Travel log
 
Rio Amazonas memories: to Manaus!
Friday, August 04, 2006
We arrived in Manaus, rubber boom capital of Brazil, at sunrise yesterday. Coming into the big city, the view from the back of the N/M Onze de Maio (11th of May) was a red hazed sunrise graduating into a deep blue sky with a single star hanging above our wake, while Manaus's refineries spewed flame and black smoke into the sky to my left.

Getting off the boat was a huge relief for me. While I did enjoy this trip immensely, I also caught a nasty stomach bug on the 3rd (or was it the 4th) day on the river. Diarrhea, fever and the occasional bout of throwing up for one day, then thankfully the fever eased by the next morning but I still have diarrhea now, a full day after getting off the boat. It was probably caused by the meat or the ship water, and 5-6 people on the boat also caught it. I personally feel it was the meat as I had two big servings the day before I got sick, and afterwards I saw how they store the beef: hanging from hooks downstairs (the boat has big windows that are just open to the air) for up to a day before they get butchered - and in the tropics, there's plenty of flies and other random wee beasties flying around... and don't even ask about the meat's proximity to the crew toilets!

So if you ever plan doing the epic "birdcage" journey up the incredible Amazon, I echo advice found elsewhere online: be very wary about eating the meat! Bottled water probably doesn't go amiss either.

Other than my sickness, the trip was awesome. Most of the people on board were great, and we've continued travelling with three of them. You spend all day chilling out on the top deck, playing cards and shooting the breeze... then at night, maybe have a few drinks and a dance, or sit at the back of the boat away from the bar music and play some guitar or one of the mouth organs that were going around! I managed to write five chapters of a story I was thinking of writing too, and a rather long diary that wasn't really important stuff but more random thoughts and observations I had at the time.

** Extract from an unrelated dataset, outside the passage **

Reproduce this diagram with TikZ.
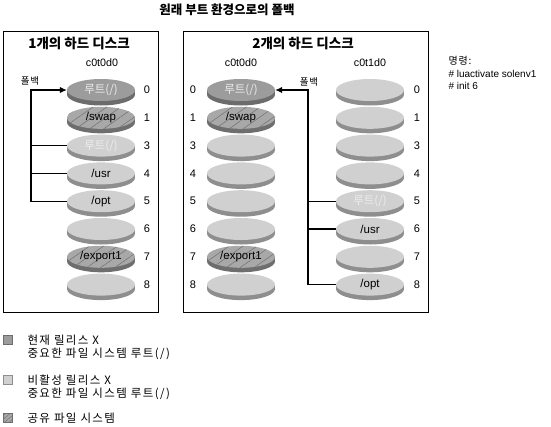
\documentclass[tikz,border=0pt]{standalone}
\usepackage{fontspec}
\setmainfont{Liberation Sans}
\newfontfamily\kr{Noto Sans CJK KR}
\newfontfamily\krw{Noto Sans CJK KR}[LetterSpace=8]
\newfontfamily\krww{Noto Sans CJK KR}[LetterSpace=12]
\usetikzlibrary{shapes.geometric,arrows.meta,patterns.meta}
\definecolor{darktop}{HTML}{9C9C9C}
\definecolor{darkrim}{HTML}{6C6C6C}
\definecolor{lighttop}{HTML}{D0D0D0}
\definecolor{lightrim}{HTML}{8E8E8E}
\definecolor{hatchtop}{HTML}{A8A8A8}
\definecolor{hatchrim}{HTML}{6E6E6E}
\definecolor{hatchline}{HTML}{707070}
\tikzset{
  frame/.style={draw, line width=0.9pt},
  conn/.style={line width=1.2pt},
  arr/.style={conn, -{Latex[length=7pt,width=6.5pt]}},
  disktop/.style={ellipse, minimum width=68pt, minimum height=22pt, inner sep=0pt,
    font=\fontsize{11.5}{13}\selectfont},
  dark/.style={fill=darktop},
  light/.style={fill=lighttop},
  hatch/.style={preaction={fill=hatchtop}, pattern={Lines[angle=35,distance=8pt,line width=0.5pt]}, pattern color=hatchline},
  hatchsmall/.style={preaction={fill=hatchtop}, pattern={Lines[angle=40,distance=3pt,line width=0.5pt]}, pattern color=hatchline},
  num/.style={font=\fontsize{11}{13}\selectfont},
  hdr/.style={font=\fontsize{10.7}{12}\selectfont},
  ttl/.style={font=\kr\bfseries\fontsize{13.5}{15}\selectfont},
  mainttl/.style={font=\kr\bfseries\fontsize{12.5}{15}\selectfont},
  krlbl/.style={font=\krw\fontsize{9.5}{11}\selectfont},
  leg/.style={anchor=west, font=\krww\fontsize{11.5}{12}\selectfont},
  cmd/.style={anchor=west, font=\fontsize{10}{12}\selectfont},
}
\newcommand{\mydisk}[5]{%
  \fill[#4rim] (#2,#3+4.5) ellipse (34 and 11);
  \fill[#4rim] (#2-34,#3) rectangle (#2+34,#3+4.5);
  \node[disktop, #4] (#1) at (#2,#3) {#5};
}
\newcommand{\rootlbl}{{\color{white!93!black}\kr\fontsize{11.5}{13}\selectfont 루트(/)}}
\begin{document}
\begin{tikzpicture}[x=1pt,y=-1pt]
\useasboundingbox (0,0) rectangle (551,426);
% title
\node[mainttl] (title) at (227,10) {원래 부트 환경으로의 폴백};
% boxes
\draw[frame] (3,31) rectangle (158,312);
\draw[frame] (183,31) rectangle (428,312);
\node[ttl] (t1) at (79,43) {1개의 하드 디스크};
\node[ttl] (t2) at (303,43) {2개의 하드 디스크};
\node[hdr] (h1) at (102,63) {c0t0d0};
\node[hdr] (h2) at (241,63) {c0t0d0};
\node[hdr] (h3) at (370,63) {c0t1d0};
% left box disks (x=101)
\mydisk{a0}{101}{90}{dark}{\rootlbl}
\mydisk{a1}{101}{117.8}{hatch}{/swap}
\mydisk{a3}{101}{145.6}{light}{\rootlbl}
\mydisk{a4}{101}{173.4}{light}{/usr}
\mydisk{a5}{101}{201.2}{light}{/opt}
\mydisk{a6}{101}{229}{light}{}
\mydisk{a7}{101}{256.8}{hatch}{/export1}
\mydisk{a8}{101}{284.6}{light}{}
% right box left column (x=241)
\mydisk{b0}{241}{90}{dark}{\rootlbl}
\mydisk{b1}{241}{117.8}{hatch}{/swap}
\mydisk{b3}{241}{145.6}{light}{}
\mydisk{b4}{241}{173.4}{light}{}
\mydisk{b5}{241}{201.2}{light}{}
\mydisk{b6}{241}{229}{light}{}
\mydisk{b7}{241}{256.8}{hatch}{/export1}
\mydisk{b8}{241}{284.6}{light}{}
% right box right column (x=370)
\mydisk{c0}{370}{90}{light}{}
\mydisk{c1}{370}{117.8}{light}{}
\mydisk{c3}{370}{145.6}{light}{}
\mydisk{c4}{370}{173.4}{light}{}
\mydisk{c5}{370}{201.2}{light}{\rootlbl}
\mydisk{c6}{370}{229}{light}{/usr}
\mydisk{c7}{370}{256.8}{light}{}
\mydisk{c8}{370}{284.6}{light}{/opt}
% slice numbers
\foreach \n/\y in {0/90,1/117.8,3/145.6,4/173.4,5/201.2,6/229,7/256.8,8/284.6}{
  \node[num] (na\n) at (147,\y) {\n};
  \node[num] (nb\n) at (193,\y) {\n};
  \node[num] (nc\n) at (417,\y) {\n};
}
% left connector
\coordinate (lbus) at (31,201.2);
\draw[arr] (a5.west) -- (lbus) |- (a0.west);
\draw[conn] (a3.west -| lbus) -- (a3.west);
\draw[conn] (a4.west -| lbus) -- (a4.west);
\node[krlbl] (fb1) at (30,81) {폴백};
% right connector
\coordinate (rbus) at (308,284.6);
\draw[arr] (c8.west) -- (rbus) |- (b0.east);
\draw[conn] (c5.west -| rbus) -- (c5.west);
\draw[conn] (c6.west -| rbus) -- (c6.west);
\node[krlbl] (fb2) at (309,82) {폴백};
% commands
\node[cmd] (m1) at (445,61) {\krw 명령:};
\node[cmd] (m2) at (445,73.5) {\# luactivate solenv1};
\node[cmd] (m3) at (445,86) {\# init 6};
% legend
\draw[fill=darktop, draw=darkrim, line width=0.6pt] (3.5,335.5) rectangle (12.5,344.5);
\node[leg] (l1a) at (24,340.5) {현재 릴리스 X};
\node[leg] (l1b) at (24,354) {중요한 파일 시스템 루트(/)};
\draw[fill=lighttop, draw=lightrim, line width=0.6pt] (3.5,375.5) rectangle (12.5,384.5);
\node[leg] (l2a) at (24,380.5) {비활성 릴리스 X};
\node[leg] (l2b) at (24,394) {중요한 파일 시스템 루트(/)};
\draw[hatchsmall, draw=hatchrim, line width=0.6pt] (3.5,413.5) rectangle (12.5,422.5);
\node[leg] (l3) at (24,418) {공유 파일 시스템};
\end{tikzpicture}
\end{document}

Sleeping arrangements aren't awesome, obviously. In heiji (hammock) class, you'll most likely be strung up with the people to each side so close you'll undoubtedly be touching one, the other, or both when you go to bed. Then the people in front and behind, if you're unlucky, may overlap, and you'll get feet over your head, or wonky hammock syndrome. Don't get me wrong - you can get very comfy in a hammock and have an almost-good night's sleep (I got one, on the night after my fever broke) - but there's certainly an art to it, and a degree of luck too. It can be quite stuffy some nights and very cold on others, when it's windy.

The Amazon itself is a very big river. I took a photo from port and starboard after we'd left the Para River (part of the massive, sprawling delta that's sizeable even on a world map) and it became one impossibly wide waterway. You could barely see the shore on each side.

The trees on the shore aren't really proper rainforest most of the time, though there are sometimes patches of quite tall jungly trees that seem to be trying to form a proper canopy, and you can almost imagine the monkeys swinging from the trees. A lot of the land is cleared though - and I mean a lot. Some of it by man, some of it probably because the water level rises and falls quite considerably depending on the season, so nothing but mangrove-type trees can grow safely close to the edge.

Very large swatches of almost-tamed grassy blocks are abundant. Some are natural, narrow stretches that run for miles between strips of water, as if the river's been through a paper shredder. Others are deforestation, stumps as evidence, but with no sign of humans for miles. Then there are the tiny settlements, which are so common it makes you wonder how the hell the Brazilian government can ever hope to do an accurate census. There are no roads, just little farms with a few cows, the occasional village with a few buildings and a church in the middle of the jungle, or maybe just a house. Every point of human habitation has a jetty, and they use boats here like northern Brazilians use motorbikes.

Anyway, I could write a lot more about what we saw as we lounged up top on the gently swaying deck of the 11 de Maio, passing time and chatting, whether in english, german, portugese, spanish or scottish (haha - one of the guys on the trip was from Skye!).

Today, after we get our laundry back, we're going to try and get to the meeting of the waters, which I'll blog more on afterwards... our new travelling companions are very handy - native spanish speakers, and one is fluent in portugese too. Miguel and Christian are from Mexico, and Derianne is from Puerto Rico. They met at uni in California and decided to come travel around South America, and we're going with them as far as Peru after Manaus, and may well bump into them again in Bolivia!

Signing off...
 
Comments:
Whoah, nasty shit stuff, surprised you didn't get it sooner. Very jealous of your boat trip. Bolivia.......ermm... guns&stuff?